How to Calculate Combustion Efficiency
The mere term "combustion efficiency" can be misleading since a combustion process where all of the fuel is burned stoichiometrically is 100-percent efficient. It means all of the fuel's heat of combustion has been realized. In actuality, it is the efficiency of the processes that harness this heat of combustion that require the greatest consideration in using fuel resources efficiently. Most efficiency improvement efforts are aimed at assuring complete combustion, and then efficiently using the heat produced. Calculating combustion efficiencies in boilers and internal combustion engines are good examples of this two-part process.
Steam Power Boilers
Define the boiler combustion application. In this example, a small steam boiler burns #6 fuel oil to produce 20,000 pounds per hour of saturated steam at 150-pounds-per-square-inch pressure. During a given hour, the boiler uses 145 gallons of the oil to produce the 20,000 pounds/hour of the steam, with an excess oxygen reading of 2-1/2 percent. With this information, you can calculate the boiler's overall combustion efficiency.
Calculate the overall Btu from the oil's combustion. The British Thermal Unit value of #6 fuel oil is 141,000 Btu/gal. Since the 2-1/2 percent excess oxygen in the stack gas lies in the stoichiometrically correct realm of combustion of the oil in the combustion chamber, then virtually all of the heating value of the fuel oil is being realized. Substituting the values, 141,000 Btu/gal x 148-gal burned = 20,868,000 Btu heat from the combustion.

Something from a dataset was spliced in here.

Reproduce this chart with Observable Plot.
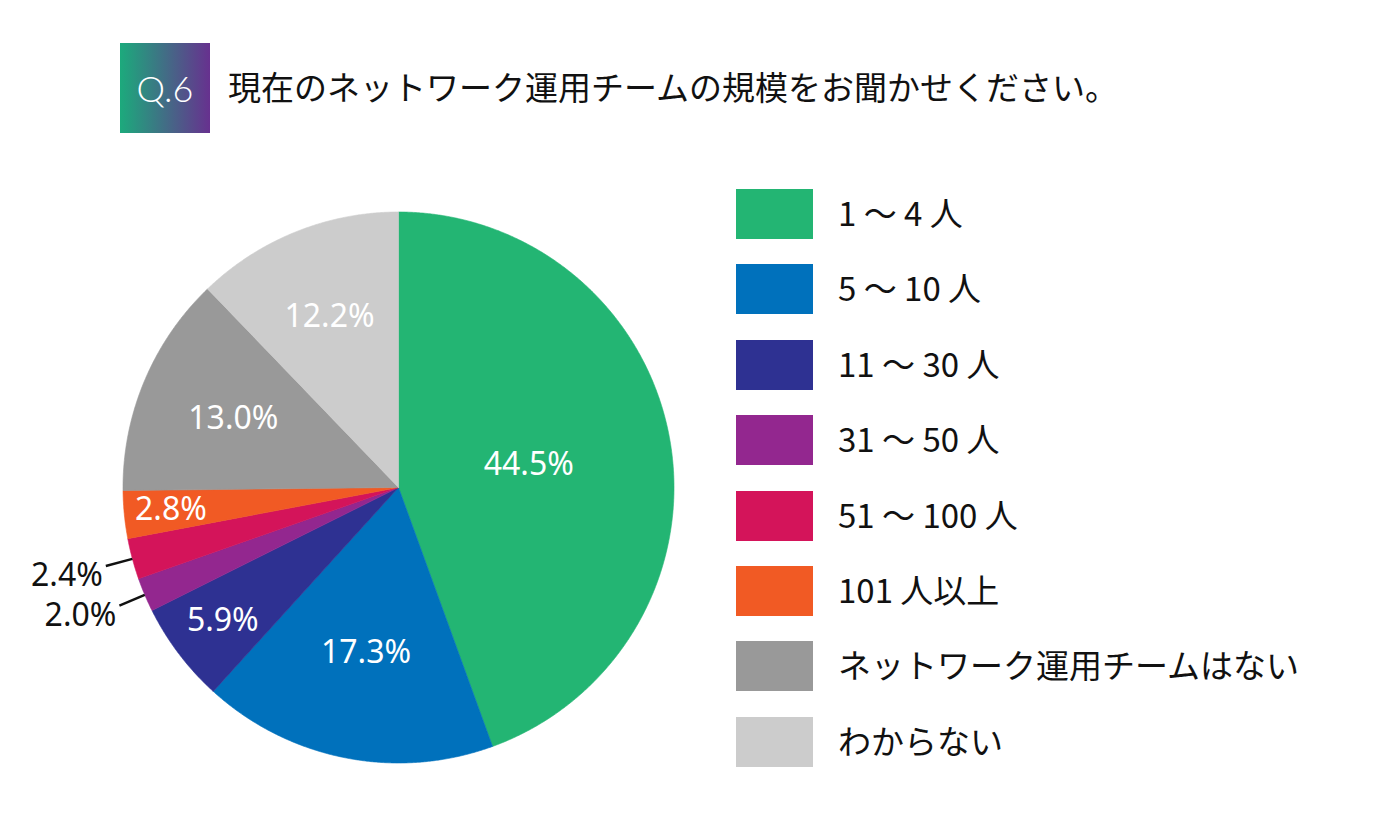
<!DOCTYPE html>
<html><head><meta charset="utf-8">
<script src="https://cdn.jsdelivr.net/npm/d3@7"></script>
<script src="https://cdn.jsdelivr.net/npm/@observablehq/plot@0.6"></script>
<style>
body{margin:0;background:#fff;}
#wrap{position:relative;width:1400px;height:830px;overflow:hidden;font-family:"Noto Sans CJK JP","Noto Sans",sans-serif;}
#qbox{position:absolute;left:120px;top:43px;width:90px;height:90px;background:linear-gradient(90deg,#1caa7c,#67318f);color:#fff;font-family:Lato,"Open Sans",sans-serif;font-weight:300;font-size:36px;display:flex;align-items:center;justify-content:center;}
#title{position:absolute;left:228px;top:64px;font-size:33px;line-height:44px;color:#111;white-space:nowrap;}
#pie{position:absolute;left:0;top:180px;}
.sw{position:absolute;left:736px;width:77px;height:50px;}
.lt{position:absolute;left:838px;height:50px;line-height:50px;font-size:33px;color:#111;white-space:nowrap;}
</style></head>
<body><div id="wrap">
<div id="qbox">Q.6</div>
<div id="title">現在のネットワーク運用チームの規模をお聞かせください。</div>
<div id="pie"></div>
</div>
<script>
// ---- data ----
const categories = ["1 〜 4 人","5 〜 10 人","11 〜 30 人","31 〜 50 人","51 〜 100 人","101 人以上","ネットワーク運用チームはない","わからない"];
const values = [44.5, 17.3, 5.9, 2.0, 2.4, 2.8, 13.0, 12.2];
const colors = ["#23b573","#0071bc","#2e3192","#93278f","#d4145a","#f15a24","#999999","#cccccc"];

// ---- layout ----
const labelRadius = {"1 〜 4 人":0.48,"5 〜 10 人":0.61,"11 〜 30 人":0.80,"101 人以上":0.83,"ネットワーク運用チームはない":0.65,"わからない":0.67};
const outside = ["31 〜 50 人","51 〜 100 人"];
const W = 700, H = 620, cx = 398, cy = 307, R = 275.5;

const total = d3.sum(values);
const slices = [];
let cum = 0;
categories.forEach((c,i)=>{
  const a0 = cum/total*2*Math.PI; cum += values[i];
  const a1 = cum/total*2*Math.PI;
  slices.push({cat:c, value:values[i], a0, a1, mid:(a0+a1)/2});
});
const poly = [];
for (const s of slices) {
  poly.push({cat:s.cat, x:0, y:0});
  const n = Math.max(4, Math.ceil((s.a1-s.a0)/0.005));
  for (let k=0;k<=n;k++){ const a = s.a0+(s.a1-s.a0)*k/n; poly.push({cat:s.cat, x:Math.sin(a), y:Math.cos(a)}); }
  poly.push({cat:s.cat, x:0, y:0});
}
const fmt = v => v.toFixed(1)+"%";
const inLabels = slices.filter(s=>!outside.includes(s.cat)).map(s=>({text:fmt(s.value), x:labelRadius[s.cat]*Math.sin(s.mid), y:labelRadius[s.cat]*Math.cos(s.mid)}));
const outLabels = slices.filter(s=>outside.includes(s.cat)).map(s=>({text:fmt(s.value), x1:Math.sin(s.mid), y1:Math.cos(s.mid), x2:1.1*Math.sin(s.mid), y2:1.1*Math.cos(s.mid)}));

const chart = Plot.plot({
  width: W, height: H, margin: 0,
  x: {domain: [-cx/R, (W-cx)/R], axis: null},
  y: {domain: [-(H-cy)/R, cy/R], axis: null},
  color: {domain: categories, range: colors},
  style: {fontFamily: "'Noto Sans', sans-serif", background: "transparent"},
  marks: [
    Plot.line(poly, {x:"x", y:"y", z:"cat", fill:"cat", stroke:"cat", strokeWidth:0.6}),
    Plot.text(inLabels, {x:"x", y:"y", text:"text", fill:"white", fontSize:32}),
    Plot.link(outLabels, {x1:"x1", y1:"y1", x2:"x2", y2:"y2", stroke:"#111", strokeWidth:2.5}),
    Plot.text(outLabels, {x:"x2", y:"y2", text:"text", fill:"#111", fontSize:32, textAnchor:"end", dx:-3, dy:10})
  ]
});
document.getElementById("pie").appendChild(chart);

// legend
const wrap = document.getElementById("wrap");
categories.forEach((c,i)=>{
  const top = 214 + i*75.4 - 25;
  const sw = document.createElement("div"); sw.className="sw"; sw.style.top=top+"px"; sw.style.background=colors[i]; wrap.appendChild(sw);
  const t = document.createElement("div"); t.className="lt"; t.style.top=(top-2)+"px"; t.textContent=c; wrap.appendChild(t);
});
</script>
</body></html>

Calculate the amount of heat used to make the saturated 150-psi-steam from saturated liquid. The steam table chart shows that 150-psi-saturated steam has a Btu/lb value of 1,192.4 for saturated vapor and 322 for saturated liquid, which means the boiler adds 870.4 Btu/lb of steam produced. Multiplying the 20,000 lbs of steam x 870.4 Btu/lb yields 17,795,328 Btu added.

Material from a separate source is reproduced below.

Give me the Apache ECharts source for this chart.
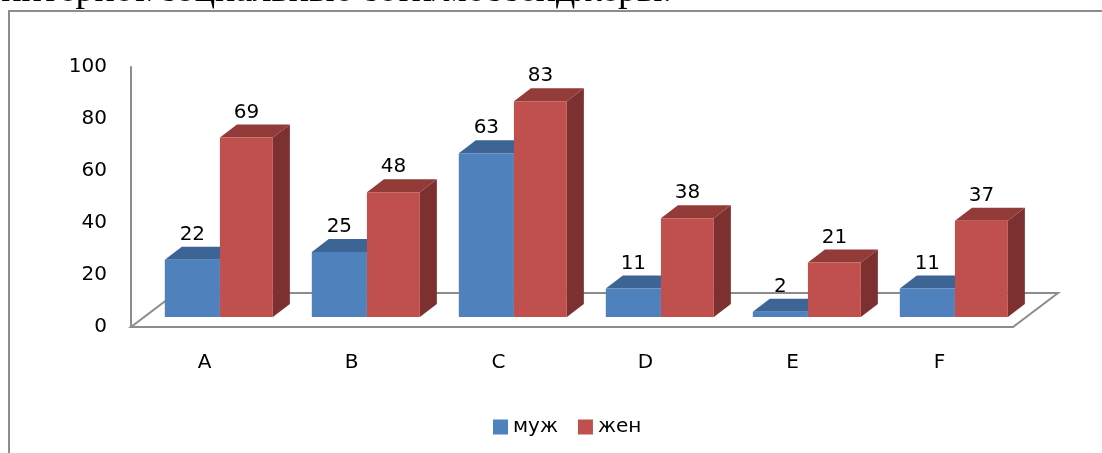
<!DOCTYPE html>
<html>
<head>
<meta charset="utf-8">
<script src="https://cdn.jsdelivr.net/npm/echarts@6/dist/echarts.min.js"></script>
<style>
html,body{margin:0;padding:0;background:#fff;}
#chart{width:1102px;height:453px;}
</style>
</head>
<body>
<div id="chart"></div>
<script>
const categories = ['A', 'B', 'C', 'D', 'E', 'F'];
const male = [22, 25, 63, 11, 2, 11];
const female = [69, 48, 83, 38, 21, 37];
const seriesNames = ['муж', 'жен'];
const yMin = 0, yMax = 100, yInterval = 20;
const headerText = 'интернет/социальные сети/мессенджеры.';

const FONT = '"DejaVu Sans", sans-serif';
const FS = 20;
const palettes = [
  { front: '#4F81BD', top: '#3C6595', side: '#30557F' },
  { front: '#C0504D', top: '#923B39', side: '#7C302F' }
];
const DX = 17, DY = 13, LIFT = 10;

function makeBarRenderer(k) {
  return function (params, api) {
    const ci = api.value(0), v = api.value(1);
    const base = api.coord([ci, 0]);
    const topP = api.coord([ci, v]);
    const band = api.size([1, 0])[0];
    const cx = base[0];
    const edges = [cx - 0.27 * band, cx + 0.105 * band, cx + 0.465 * band];
    const x0 = edges[k], x1 = edges[k + 1];
    const yb = base[1] - LIFT, yt = topP[1] - LIFT;
    const p = palettes[k];
    return {
      type: 'group',
      children: [
        { type: 'polygon', shape: { points: [[x1, yb], [x1 + DX, yb - DY], [x1 + DX, yt - DY], [x1, yt]] }, style: { fill: p.side } },
        { type: 'polygon', shape: { points: [[x0, yt], [x1, yt], [x1 + DX, yt - DY], [x0 + DX, yt - DY]] }, style: { fill: p.top } },
        { type: 'rect', shape: { x: x0, y: yt, width: x1 - x0, height: yb - yt }, style: { fill: p.front } },
        { type: 'text', style: { text: String(v), x: (x0 + x1) / 2, y: yt - DY - 12, align: 'center', verticalAlign: 'middle', fill: '#000', font: FS + 'px ' + FONT } }
      ]
    };
  };
}

function renderFloor(params, api) {
  const cs = params.coordSys;
  const fx0 = cs.x, fx1 = cs.x + cs.width, fy = cs.y + cs.height;
  const bx = 45, by = 34;
  return {
    type: 'polygon',
    shape: { points: [[fx0, fy], [fx1, fy], [fx1 + bx, fy - by], [fx0 + bx, fy - by]] },
    style: { fill: '#fff', stroke: '#8c8c8c', lineWidth: 2 }
  };
}

const chart = echarts.init(document.getElementById('chart'), null, { renderer: 'canvas' });
chart.setOption({
  animation: false,
  backgroundColor: '#fff',
  grid: { left: 131, right: 89, top: 67, bottom: 126 },
  xAxis: {
    type: 'category',
    data: categories,
    axisLine: { show: true, lineStyle: { color: '#8c8c8c', width: 2 } },
    axisTick: { show: false },
    axisLabel: { color: '#000', fontSize: FS, fontFamily: FONT, margin: 26 },
    z: 5
  },
  yAxis: {
    type: 'value',
    min: yMin, max: yMax, interval: yInterval,
    axisLine: { show: true, lineStyle: { color: '#8c8c8c', width: 2 } },
    axisTick: { show: false },
    splitLine: { show: false },
    axisLabel: { color: '#000', fontSize: FS, fontFamily: FONT, margin: 24 }
  },
  legend: {
    data: seriesNames,
    left: 488, top: 412,
    icon: 'rect',
    itemWidth: 15, itemHeight: 15,
    itemGap: 20,
    textStyle: { color: '#000', fontSize: FS, fontFamily: FONT }
  },
  graphic: [
    { type: 'rect', shape: { x: 9, y: 11, width: 1200, height: 600 }, style: { fill: 'none', stroke: '#8c8c8c', lineWidth: 2 }, silent: true, z: 100 },
    { type: 'text', x: 672, y: -9, style: { text: headerText, align: 'right', verticalAlign: 'middle', fill: '#000', font: '38px "Liberation Serif", serif' }, silent: true, z: 100 }
  ],
  series: [
    { type: 'custom', name: '_floor', silent: true, renderItem: renderFloor, data: [[0, 0]], z: 1 },
    { type: 'custom', name: seriesNames[0], itemStyle: { color: palettes[0].front }, renderItem: makeBarRenderer(0), data: male.map((v, i) => [i, v]), z: 2 },
    { type: 'custom', name: seriesNames[1], itemStyle: { color: palettes[1].front }, renderItem: makeBarRenderer(1), data: female.map((v, i) => [i, v]), z: 3 }
  ]
});
</script>
</body>
</html>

Calculate the boiler combustion efficiency based on the fuel used to produce steam by dividing 17,795,328 Btu/20,868,000 Btu = 0.8528. Boiler efficiency during that hour is 85.28 percent, which is within design parameters.
Internal Combustion Engine Generators
Define the internal combustion engine application. This example considers an emergency generator that produces 12,000 watts of electrical power during a 1-hour time period. The gasoline engine driving the generator burns 2.2-gallons of regular gasoline during the hour. This is sufficient information to calculate the overall combustion efficiency of a gasoline engine driving a generator.

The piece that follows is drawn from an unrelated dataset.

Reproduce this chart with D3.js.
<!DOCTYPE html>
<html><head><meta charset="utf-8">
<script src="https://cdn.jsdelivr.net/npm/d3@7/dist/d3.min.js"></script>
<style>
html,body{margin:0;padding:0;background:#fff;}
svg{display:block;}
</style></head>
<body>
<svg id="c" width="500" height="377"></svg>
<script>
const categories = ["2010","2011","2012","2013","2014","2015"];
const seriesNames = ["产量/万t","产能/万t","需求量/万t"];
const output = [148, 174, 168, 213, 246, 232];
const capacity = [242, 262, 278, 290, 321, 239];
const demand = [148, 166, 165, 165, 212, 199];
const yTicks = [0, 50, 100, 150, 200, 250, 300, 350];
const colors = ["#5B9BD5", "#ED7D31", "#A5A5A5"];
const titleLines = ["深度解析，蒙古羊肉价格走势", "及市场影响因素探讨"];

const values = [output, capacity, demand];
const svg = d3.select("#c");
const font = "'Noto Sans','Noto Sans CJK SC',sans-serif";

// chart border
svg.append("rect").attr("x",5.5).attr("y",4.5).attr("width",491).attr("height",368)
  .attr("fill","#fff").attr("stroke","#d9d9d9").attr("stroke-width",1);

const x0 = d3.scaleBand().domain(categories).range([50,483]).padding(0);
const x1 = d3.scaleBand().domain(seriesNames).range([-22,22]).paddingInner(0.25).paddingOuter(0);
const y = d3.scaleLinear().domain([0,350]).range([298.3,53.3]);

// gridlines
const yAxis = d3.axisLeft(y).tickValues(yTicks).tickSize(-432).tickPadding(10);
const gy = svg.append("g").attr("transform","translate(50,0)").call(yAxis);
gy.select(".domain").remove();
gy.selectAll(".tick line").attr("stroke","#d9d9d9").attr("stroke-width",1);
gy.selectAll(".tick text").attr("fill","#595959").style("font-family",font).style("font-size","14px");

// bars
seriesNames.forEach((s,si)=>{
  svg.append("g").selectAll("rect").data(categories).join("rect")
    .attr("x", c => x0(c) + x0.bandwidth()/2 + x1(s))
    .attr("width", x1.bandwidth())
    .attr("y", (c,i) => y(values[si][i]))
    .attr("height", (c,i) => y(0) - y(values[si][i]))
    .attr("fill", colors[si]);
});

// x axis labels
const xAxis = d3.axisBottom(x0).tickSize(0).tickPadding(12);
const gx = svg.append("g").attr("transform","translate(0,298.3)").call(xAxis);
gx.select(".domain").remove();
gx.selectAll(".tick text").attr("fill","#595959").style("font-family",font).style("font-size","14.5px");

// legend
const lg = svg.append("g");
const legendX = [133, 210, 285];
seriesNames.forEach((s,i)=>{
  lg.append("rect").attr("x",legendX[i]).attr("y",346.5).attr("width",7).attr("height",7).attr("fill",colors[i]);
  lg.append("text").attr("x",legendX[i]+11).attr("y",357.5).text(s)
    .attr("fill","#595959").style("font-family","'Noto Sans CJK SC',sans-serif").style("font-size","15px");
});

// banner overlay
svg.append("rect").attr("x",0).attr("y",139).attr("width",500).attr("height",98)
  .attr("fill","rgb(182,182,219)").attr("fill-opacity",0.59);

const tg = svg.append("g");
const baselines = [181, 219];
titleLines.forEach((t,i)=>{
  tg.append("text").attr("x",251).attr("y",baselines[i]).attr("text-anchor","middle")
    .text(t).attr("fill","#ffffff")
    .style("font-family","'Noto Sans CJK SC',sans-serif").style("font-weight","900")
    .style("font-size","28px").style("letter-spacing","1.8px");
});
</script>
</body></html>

Calculate the amount of heat in Btu from the efficient combustion of 2.2 gallons of gasoline. The average Btu value for regular gasoline is about 115,000 Btu/gallon. Therefore, 2.2 gallons x 115,000-Btu/gal = 253,000 Btu from burning the gasoline.
Convert the 12 kW hours of electricity produced to Btu/hr of energy produced by the engine. Taking 12 kW hr x 3,413 Btu/kW hr = 40,956 Btu.
Calculate the overall efficiency of the generator set in producing the electricity from 2.2 gallons of gasoline. 40,956 Btu produced/253,000 Btu from combustion = 0.16188 or an efficiency of 16.19 percent. This is less than one-fifth the boiler efficiency, which is why most public utility electricity is produced by boiler-powered steam generators and not gasoline engines.
Things You Will Need
- Steam Tables (Saturated Steam Data)
- Always keep more fuel than estimated for emergency generators because very few emergency scenarios present ideal conditions.
- Combustion efficiency is predicated on enough air for safe combustion and the least amount of carbon monoxide in the operating environment.